[ 
https://issues.apache.org/jira/browse/SOLR-1979?page=com.atlassian.jira.plugin.system.issuetabpanels:comment-tabpanel&focusedCommentId=12966972#action_12966972
 ] 

Robert Muir commented on SOLR-1979:
-----------------------------------

bq. cause that distance measure is kind of an internal value, not very 
normalized and is bound to change in future versions of TIKA.

bq. we can make a new isReasonablyCertain() implementation taking into account 
the relative distance between first and second candidate languages...

I don't follow the logic: if its not very normalized then it seems like this 
approach doesnt tell you anything... language 1 could be uncertain,
 and language 2 is just completely uncertain, but that tells you nothing: isn't 
it like trying to determine if a good lucene search result score is "certainly 
a hit" and not really the right way to go?

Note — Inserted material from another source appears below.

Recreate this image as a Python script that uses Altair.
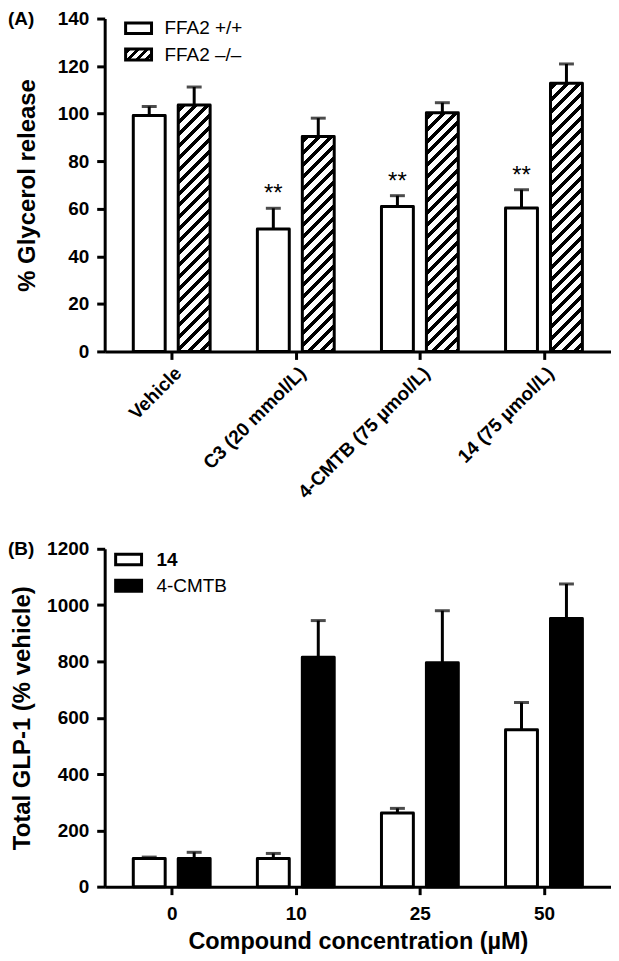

For example: consider the case where the language isn't supported at all by 
Tika (i dont see a list of supported languages anywhere by the way!).
It would be good for us to know that the detection is uncertain at all... how 
relatively uncertain it is with regards to the next language, is not very 
important.

I think its also important we be able to get this uncertainty or whatever 
different agnostic of the implementation.
For example, we should be able to somehow think of chaining detectors... 

Its really important to "cheat" and not use heuristics for languages that don't 
need them.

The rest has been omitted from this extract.